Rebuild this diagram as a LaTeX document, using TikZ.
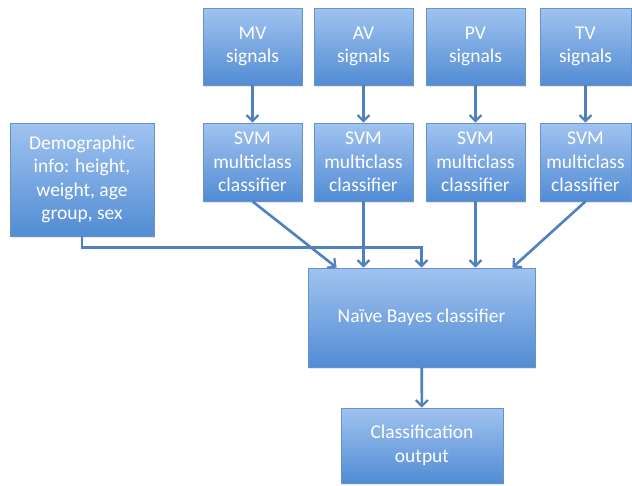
\documentclass[tikz,border=0pt]{standalone}
\usepackage{fontspec}
\setmainfont{Carlito}
\usetikzlibrary{arrows.meta,shadows}
\definecolor{boxtop}{RGB}{160,195,240}
\definecolor{boxbot}{RGB}{82,140,212}
\definecolor{boxline}{RGB}{104,146,204}
\definecolor{wire}{RGB}{80,128,192}
\begin{document}
\begin{tikzpicture}[x=1pt,y=-1pt,
  box/.style={draw=boxline,line width=0.8pt,top color=boxtop,bottom color=boxbot,
    text=white,align=center,inner sep=2pt,font=\fontsize{19.5}{23.5}\selectfont,
    drop shadow={opacity=0.2,shadow xshift=1pt,shadow yshift=-1.5pt}},
  wireto/.style={draw=wire,line width=2.6pt,-{Straight Barb[length=6pt,width=12pt,line width=2.2pt]}}]
\useasboundingbox (0,0) rectangle (632,485);
\foreach \n/\x/\w in {MV/252.5/99,AV/363.5/99,PV/475.5/99,TV/585.5/91} {
  \node[box,minimum width=\w,minimum height=77] (sig\n) at (\x,46.5) {\n\\signals};
  \node[box,minimum width=\w,minimum height=78] (svm\n) at (\x,162) {SVM\\multiclass\\classifier};
  \draw[wireto] (sig\n) -- (svm\n);
}
\node[box,minimum width=144,minimum height=113] (demo) at (82,179.5) {Demographic\\info: height,\\weight, age\\group, sex};
\node[box,minimum width=227,minimum height=99] (nb) at (421.5,317.5) {Naïve Bayes classifier};
\node[box,minimum width=162,minimum height=75] (out) at (422,445.5) {Classification\\output};
\draw[wireto] (demo.south) -- ++(0,11) -| (nb.north);
\draw[wireto] (svmMV.south) -- ([xshift=29pt]nb.north west);
\draw[wireto] (svmAV) -- (svmAV |- nb.north);
\draw[wireto] (svmPV) -- (svmPV |- nb.north);
\draw[wireto] (svmTV.south) -- ([xshift=-23pt]nb.north east);
\draw[wireto] (nb) -- (out);
\end{tikzpicture}
\end{document}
------------------------------
Instructions for the task
Print the complete listing exactly as it stands, without its pictures.

Problem solution
Rebuild this diagram as a LaTeX document, using TikZ.
\documentclass[tikz,border=0pt]{standalone}
\usepackage{fontspec}
\setmainfont{Carlito}
\usetikzlibrary{arrows.meta,shadows}
\definecolor{boxtop}{RGB}{160,195,240}
\definecolor{boxbot}{RGB}{82,140,212}
\definecolor{boxline}{RGB}{104,146,204}
\definecolor{wire}{RGB}{80,128,192}
\begin{document}
\begin{tikzpicture}[x=1pt,y=-1pt,
  box/.style={draw=boxline,line width=0.8pt,top color=boxtop,bottom color=boxbot,
    text=white,align=center,inner sep=2pt,font=\fontsize{19.5}{23.5}\selectfont,
    drop shadow={opacity=0.2,shadow xshift=1pt,shadow yshift=-1.5pt}},
  wireto/.style={draw=wire,line width=2.6pt,-{Straight Barb[length=6pt,width=12pt,line width=2.2pt]}}]
\useasboundingbox (0,0) rectangle (632,485);
\foreach \n/\x/\w in {MV/252.5/99,AV/363.5/99,PV/475.5/99,TV/585.5/91} {
  \node[box,minimum width=\w,minimum height=77] (sig\n) at (\x,46.5) {\n\\signals};
  \node[box,minimum width=\w,minimum height=78] (svm\n) at (\x,162) {SVM\\multiclass\\classifier};
  \draw[wireto] (sig\n) -- (svm\n);
}
\node[box,minimum width=144,minimum height=113] (demo) at (82,179.5) {Demographic\\info: height,\\weight, age\\group, sex};
\node[box,minimum width=227,minimum height=99] (nb) at (421.5,317.5) {Naïve Bayes classifier};
\node[box,minimum width=162,minimum height=75] (out) at (422,445.5) {Classification\\output};
\draw[wireto] (demo.south) -- ++(0,11) -| (nb.north);
\draw[wireto] (svmMV.south) -- ([xshift=29pt]nb.north west);
\draw[wireto] (svmAV) -- (svmAV |- nb.north);
\draw[wireto] (svmPV) -- (svmPV |- nb.north);
\draw[wireto] (svmTV.south) -- ([xshift=-23pt]nb.north east);
\draw[wireto] (nb) -- (out);
\end{tikzpicture}
\end{document}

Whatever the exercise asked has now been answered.